The miner’s total computing power hovered around 270 terahashes per second, the kind of output achievable with just a few air-cooled ASIC rigs. In a network pushing over a million terahashes per second, this places the miner’s share at nearly zero from a statistical standpoint.

CKpool developer Con Kolivas noted that someone with this level of hashpower would rarely expect such a result — the probability works out to roughly one successful block every eight decades.

Because Bitcoin’s rules award the entire block reward to whichever miner solves the cryptographic puzzle first, even the smallest players still have an outside chance at outperforming industrial-scale firms that control exahashes of equipment.
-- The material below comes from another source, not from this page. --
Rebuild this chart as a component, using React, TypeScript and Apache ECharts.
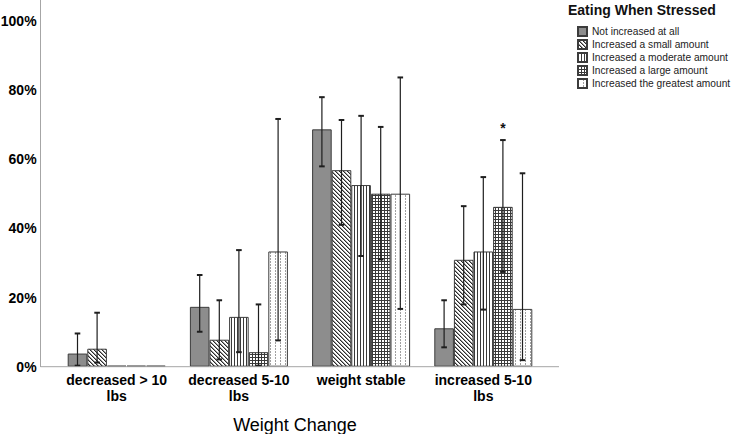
import React, { useEffect, useRef } from "react";
import * as echarts from "echarts";

const categories = ["decreased > 10\nlbs", "decreased 5-10\nlbs", "weight stable", "increased 5-10\nlbs"];
const seriesNames = [
  "Not increased at all",
  "Increased a small amount",
  "Increased a moderate amount",
  "Increased a large amount",
  "Increased the greatest amount",
];
const notIncreased = [3.8, 17.3, 68.6, 11.1];
const smallAmount = [5.2, 7.8, 56.8, 30.9];
const moderateAmount = [0, 14.4, 52.5, 33.3];
const largeAmount = [0, 4.2, 50.0, 46.2];
const greatestAmount = [0, 33.3, 50.0, 16.7];

const notIncreasedCI = [[0.3, 9.6], [10.1, 26.5], [57.9, 77.9], [5.6, 19.2]];
const smallCI = [[1.2, 15.6], [2.1, 19.2], [41.0, 71.3], [18.0, 46.4]];
const moderateCI = [null, [4.2, 33.7], [32.0, 72.5], [16.5, 54.8]];
const largeCI = [null, [0.3, 18.0], [31.0, 69.3], [27.4, 65.5]];
const greatestCI = [null, [7.6, 71.6], [16.7, 83.6], [1.9, 55.9]];

const significance = [
  ["", "", "", ""],
  ["", "", "", ""],
  ["", "", "", ""],
  ["", "", "", "*"],
  ["", "", "", ""],
];

const FONT = "'Liberation Sans', Arial, sans-serif";
const BAR_W = 19.6;

function makePattern(w: number, h: number, pixels: [number, number, string][], bg = "#ffffff") {
  const c = document.createElement("canvas");
  c.width = w;
  c.height = h;
  const ctx = c.getContext("2d")!;
  ctx.fillStyle = bg;
  ctx.fillRect(0, 0, w, h);
  for (const [x, y, col] of pixels) {
    ctx.fillStyle = col;
    ctx.fillRect(x, y, 1, 1);
  }
  return { image: c.toDataURL(), imageWidth: w, imageHeight: h, repeat: "repeat" };
}

export default function App() {
  const ref = useRef<HTMLDivElement>(null);
  useEffect(() => {
    document.body.style.margin = "0";
    const chart = echarts.init(ref.current!, null, { renderer: "svg" });

    const diag: [number, number, string][] = [];
    for (let i = 0; i < 4; i++) {
      diag.push([i, i, "#2a2a2a"]);
      diag.push([(i + 1) % 4, i, "#9a9a9a"]);
    }
    const vert: [number, number, string][] = [[0, 0, "#3a3a3a"]];
    const grid: [number, number, string][] = [
      [0, 0, "#3a3a3a"], [1, 0, "#3a3a3a"], [2, 0, "#3a3a3a"], [0, 1, "#3a3a3a"], [0, 2, "#3a3a3a"],
    ];
    const dots: [number, number, string][] = [[0, 0, "#a0a0a0"], [0, 1, "#a0a0a0"]];

    const fills: any[] = [
      "#8d8d8d",
      makePattern(4, 4, diag),
      makePattern(3, 1, vert),
      makePattern(3, 3, grid),
      makePattern(5, 3, dots),
    ];
    const values = [notIncreased, smallAmount, moderateAmount, largeAmount, greatestAmount];
    const cis = [notIncreasedCI, smallCI, moderateCI, largeCI, greatestCI];

    const barSeries = seriesNames.map((name, si) => ({
      name,
      type: "bar",
      data: values[si],
      barWidth: BAR_W,
      barGap: "0%",
      barMinHeight: 1,
      itemStyle: { color: fills[si], borderColor: "#3c3c3c", borderWidth: 1 },
      z: 2,
    }));

    const errSeries = seriesNames.map((name, si) => ({
      type: "custom",
      name: name + " CI",
      z: 5,
      encode: { x: 0, y: [1, 2] },
      data: cis[si]
        .map((ci, ci_i) => (ci ? [ci_i, ci[0], ci[1]] : null))
        .filter((d) => d !== null),
      renderItem: (params: any, api: any) => {
        const cat = api.value(0);
        const lo = api.coord([cat, api.value(1)]);
        const hi = api.coord([cat, api.value(2)]);
        const x = lo[0] + (si - 2) * BAR_W;
        const st = { stroke: "#1e1e1e", lineWidth: 1.2 };
        const cap = { stroke: "#1e1e1e", lineWidth: 2 };
        const children: any[] = [
          { type: "line", shape: { x1: x, y1: hi[1], x2: x, y2: lo[1] }, style: st },
          { type: "line", shape: { x1: x - 2.8, y1: hi[1], x2: x + 2.8, y2: hi[1] }, style: cap },
          { type: "line", shape: { x1: x - 2.8, y1: lo[1], x2: x + 2.8, y2: lo[1] }, style: cap },
        ];
        const mark = significance[si][cat];
        if (mark) {
          children.push({
            type: "text",
            x,
            y: hi[1] - 12,
            style: {
              text: mark,
              fill: "#111",
              font: `bold 14px ${FONT}`,
              align: "center",
              verticalAlign: "middle",
            },
          });
        }
        return { type: "group", children };
      },
    }));

    chart.setOption({
      animation: false,
      backgroundColor: "#ffffff",
      title: {
        text: "Eating When Stressed",
        left: 568,
        top: 3,
        padding: 0,
        textStyle: { fontFamily: FONT, fontSize: 14, fontWeight: "bold", color: "#111" },
      },
      legend: {
        data: seriesNames,
        orient: "vertical",
        left: 577,
        top: 25,
        padding: 0,
        itemGap: 0,
        itemWidth: 9,
        itemHeight: 9,
        icon: "rect",
        selectedMode: false,
        textStyle: { fontFamily: FONT, fontSize: 10.2, color: "#222", lineHeight: 13 },
      },
      grid: {
        left: 55.6,
        right: 186.6,
        top: 20.7,
        bottom: 67.3,
        containLabel: false,
        outerBoundsMode: "none",
      },
      xAxis: {
        type: "category",
        data: categories,
        axisLine: { show: false },
        axisTick: { show: false },
        axisLabel: {
          interval: 0,
          margin: 5.2,
          fontFamily: FONT,
          fontSize: 14,
          fontWeight: "bold",
          lineHeight: 15.8,
          color: "#000",
        },
        name: "Weight Change",
        nameLocation: "middle",
        nameGap: 49.3,
        nameTextStyle: { fontFamily: FONT, fontSize: 18, color: "#000", padding: [0, 10, 0, 0] },
      },
      yAxis: {
        type: "value",
        min: 0,
        max: 100,
        interval: 20,
        offset: 15,
        axisLine: { show: false },
        axisTick: { show: false },
        splitLine: { show: false },
        axisLabel: {
          formatter: "{value}%",
          margin: 4,
          fontFamily: FONT,
          fontSize: 14,
          fontWeight: "bold",
          color: "#000",
        },
      },
      graphic: [
        {
          type: "line",
          shape: { x1: 40.5, y1: 0, x2: 40.5, y2: 367 },
          style: { stroke: "#a6a6a6", lineWidth: 1 },
          z: 10,
        },
        {
          type: "line",
          shape: { x1: 40.5, y1: 366.7, x2: 559, y2: 366.7 },
          style: { stroke: "#a6a6a6", lineWidth: 1 },
          z: 10,
        },
      ],
      series: [...barSeries, ...errSeries],
    });
    return () => chart.dispose();
  }, []);
  return (
    <div
      ref={ref}
      style={{ position: "fixed", left: 0, top: 0, width: 731, height: 434, background: "#fff" }}
    />
  );
}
Why Anyone Still Mines Solo

The overwhelming majority of miners join pools to avoid long stretches with no income. Solo miners, however, willingly chase a “lottery-style” outcome: they may earn nothing for months or years, but if they hit a block, they collect 100% of the reward.

And recently, this rare outcome has happened more than once. Last month, another miner with only 6 TH/s — tiny compared to Thursday’s winner — unexpectedly found a block as well. That win was valued around $265,000 at the time.

Even in a Corporate Mining Era, the Door Isn’t Closed

Large public miners like Marathon and IREN operate fleets of hardware producing tens of exahashes, millions of times more power than Thursday’s solo winner. Yet Bitcoin’s consensus system preserves the possibility that a tiny setup in a garage can momentarily outshine the biggest players.

For many hobbyists, that slim possibility is exactly what keeps solo mining alive.